Don José fue un gran maestro, lean a Ortega y aprenderán muchísimo del modo más placentero posible, pero ¡¡ay, España de nuestros sempiternos dolores, si es que ni tus “minorías selectas”…!!
Notas
[1] Y, bueno, hay que decir que muchas veces lo fue, ciertamente, como cuando hizo buenas migas con Gary Cooper: https://www.elmundo.es/cultura/2016/08/28/57c17842e5fdea7a028b45ca.html
[2] Sobre su vida y pensamiento políticos, muy bueno el siguiente texto, en el doble sentido de ser estar bien informado y de mostrar benevolencia para con el personaje: https://elcierredigital.com/cultura-y-ocio/742345047/65-aniversario-muerte-ortega-gasset.html; sobre su filosofía, muy apretadamente: https://www.filosofiaenlacalle.com/post/textos-b%C3%A1sicos-de-filosof%C3%ADa-ii-qu%C3%A9-es-filosof%C3%ADa-jos%C3%A9-ortega-y-gasset
[3] A veces ese casticismo llegaba a extremos tan extravagantes como geniales, como cuando deja caer no recuerdo dónde que la eternidad no consiste en el tiempo azacaneándose tras las cosas, sino las cosas azacaneándose en torno al tiempo, como hacen los toros en las plazas cuando son tentados por los toreros hábiles. Un olé a ese peaso de imagen.

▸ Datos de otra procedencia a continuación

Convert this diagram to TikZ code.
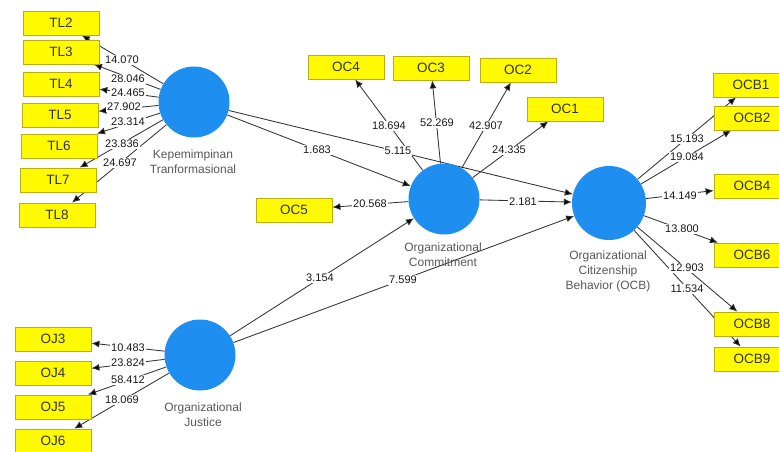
\documentclass[tikz,border=0pt]{standalone}
\usepackage{fontspec}
\setmainfont{Liberation Sans}
\usetikzlibrary{arrows.meta}
\pgfdeclarelayer{bg}
\pgfsetlayers{bg,main}
\definecolor{circblue}{RGB}{30,142,240}
\definecolor{indyellow}{RGB}{255,250,0}
\definecolor{indborder}{RGB}{185,175,20}
\begin{document}
\begin{tikzpicture}[x=1pt,y=-1pt,
  lv/.style={circle, fill=circblue, draw=none, minimum size=71pt, inner sep=0pt},
  ind/.style={rectangle, fill=indyellow, draw=indborder, line width=0.8pt, minimum width=76pt, minimum height=24pt, inner sep=0pt, font=\fontsize{13.5}{15}\selectfont, text=black!80},
  lbl/.style={fill=white, inner sep=0.8pt, font=\fontsize{11}{12}\selectfont, text=black!90},
  lvcap/.style={align=center, inner sep=0pt, font=\fontsize{12}{15}\selectfont, text=black!65},
  conn/.style={draw=black!80, line width=0.85pt, -{Latex[length=8pt,width=7pt,fill=black]}}
]
\useasboundingbox (0,0) rectangle (779,452);

% latent variables
\node[lv] (KT) at (194,102) {};
\node[lv] (OC) at (444,199) {};
\node[lv, minimum size=74pt] (OCB) at (609,203) {};
\node[lv] (OJ) at (200,355) {};

\node[lvcap] (KTl) at (193,162) {Kepemimpinan\\Tranformasional};
\node[lvcap] (OCl) at (443,255) {Organizational\\Commitment};
\node[lvcap] (OCBl) at (608,271) {Organizational\\Citizenship\\Behavior (OCB)};
\node[lvcap] (OJl) at (203,415) {Organizational\\Justice};

% indicators
\node[ind] (TL2) at (61,23) {TL2};
\node[ind] (TL3) at (61,52) {TL3};
\node[ind] (TL4) at (61,84) {TL4};
\node[ind] (TL5) at (60,115) {TL5};
\node[ind] (TL6) at (59,146) {TL6};
\node[ind] (TL7) at (58,180) {TL7};
\node[ind] (TL8) at (57,215) {TL8};

\node[ind] (OJ3) at (53,339) {OJ3};
\node[ind] (OJ4) at (53,373) {OJ4};
\node[ind] (OJ5) at (53,407) {OJ5};
\node[ind] (OJ6) at (53,441) {OJ6};

\node[ind] (OC4) at (346,67) {OC4};
\node[ind] (OC3) at (431,68) {OC3};
\node[ind] (OC2) at (518,70) {OC2};
\node[ind] (OC1) at (565,109) {OC1};
\node[ind] (OC5) at (294,210) {OC5};

\node[ind] (OCB1) at (751,85) {OCB1};
\node[ind] (OCB2) at (752,118) {OCB2};
\node[ind] (OCB4) at (752,186) {OCB4};
\node[ind] (OCB6) at (752,255) {OCB6};
\node[ind] (OCB8) at (752,324) {OCB8};
\node[ind] (OCB9) at (752,359) {OCB9};

\begin{pgfonlayer}{bg}
  \fill[white] (0,0) rectangle (779,452);
  % outer loadings
  \foreach \t in {TL2,TL3,TL4,TL5,TL6,TL7,TL8} \draw[conn] (KT) -- (\t);
  \foreach \t in {OJ3,OJ4,OJ5,OJ6} \draw[conn] (OJ) -- (\t);
  \foreach \t in {OC1,OC2,OC3,OC4,OC5} \draw[conn] (OC) -- (\t);
  \foreach \t in {OCB1,OCB2,OCB4,OCB6,OCB8,OCB9} \draw[conn] (OCB) -- (\t);
  % structural paths
  \draw[conn] (KT) -- (OC);
  \draw[conn] (KT) -- (OCB);
  \draw[conn] (OC) -- (OCB);
  \draw[conn] (OJ) -- (OC);
  \draw[conn] (OJ) -- (OCB);

  % values
  \node[lbl] (vTL2) at (122,60) {14.070};
  \node[lbl] (vTL3) at (128,79) {28.046};
  \node[lbl] (vTL4) at (128,93) {24.465};
  \node[lbl] (vTL5) at (124,107) {27.902};
  \node[lbl] (vTL6) at (128,122) {23.314};
  \node[lbl] (vTL7) at (122,144) {23.836};
  \node[lbl] (vTL8) at (120,163) {24.697};

  \node[lbl] (vOJ3) at (128,348) {10.483};
  \node[lbl] (vOJ4) at (128,363) {23.824};
  \node[lbl] (vOJ5) at (128,380) {58.412};
  \node[lbl] (vOJ6) at (122,400) {18.069};

  \node[lbl] (vOC4) at (389,126) {18.694};
  \node[lbl] (vOC3) at (437,123) {52.269};
  \node[lbl] (vOC2) at (486,126) {42.907};
  \node[lbl] (vOC1) at (509,150) {24.335};
  \node[lbl] (vOC5) at (370,204) {20.568};

  \node[lbl] (vKTOC) at (317,150) {1.683};
  \node[lbl] (vKTOCB) at (398,151) {5.115};
  \node[lbl] (vOCOCB) at (523,202) {2.181};
  \node[lbl] (vOJOC) at (320,278) {3.154};
  \node[lbl] (vOJOCB) at (403,280) {7.599};

  \node[lbl] (vOCB1) at (687,139) {15.193};
  \node[lbl] (vOCB2) at (687,157) {19.084};
  \node[lbl] (vOCB4) at (680,196) {14.149};
  \node[lbl] (vOCB6) at (682,229) {13.800};
  \node[lbl] (vOCB8) at (687,268) {12.903};
  \node[lbl] (vOCB9) at (687,289) {11.534};
\end{pgfonlayer}
\end{tikzpicture}
\end{document}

[4] Salero que no siempre empleaba con sus discípulos. Se cuenta que en una ocasión estaba charlando con ellos, incluida María Zambrano, cuando a ella le dio un arrebato místico, tal vez lírico, y comenzó a hablar, inspirada por la presencia del maestro, de ultratumba, trascendencias y cosas así. Ortega, siempre tan galante, la cortó el discurso de cuajo con un tajante -escribo de memoria- «fíjese, señora, que anda usted dándose un paseo por el séptimo cielo mientras que todos los demás seguimos aquí, escuchándola perplejos». Ella, por lo visto, rompió a llorar y abandonó la sala.
[5] En Encuentros con Ortega y Gasset, Martín Heidegger termina así, de modo extrañamente bello, personal y melancólico para tratarse de quien se trata: “La tarde de ese mismo día nos proporcionó a mí y a todos los presentes, la impresión más recia y duradera de la magna personalidad de Ortega y Gasset. Habló de un tema que ni estaba previsto ni había sido formulado y que puede, sin embargo, cifrarse en el título «El hombre español y la muerte». Cierto que lo que nos dijo le era familiar desde hacía largo tiempo, pero el cómo lo dijo nos reveló cuánto más avanzado estaba que sus oyentes en un campo que ahora ha tenido que traspasar. Cuando pienso en Ortega vuelve a mis ojos su figura tal como la vi aquella tarde, hablando, callando, en sus ademanes, en su hidalguía, su soledad, su ingenuidad, su tristeza, su múltiple saber y su cautivante ironía”.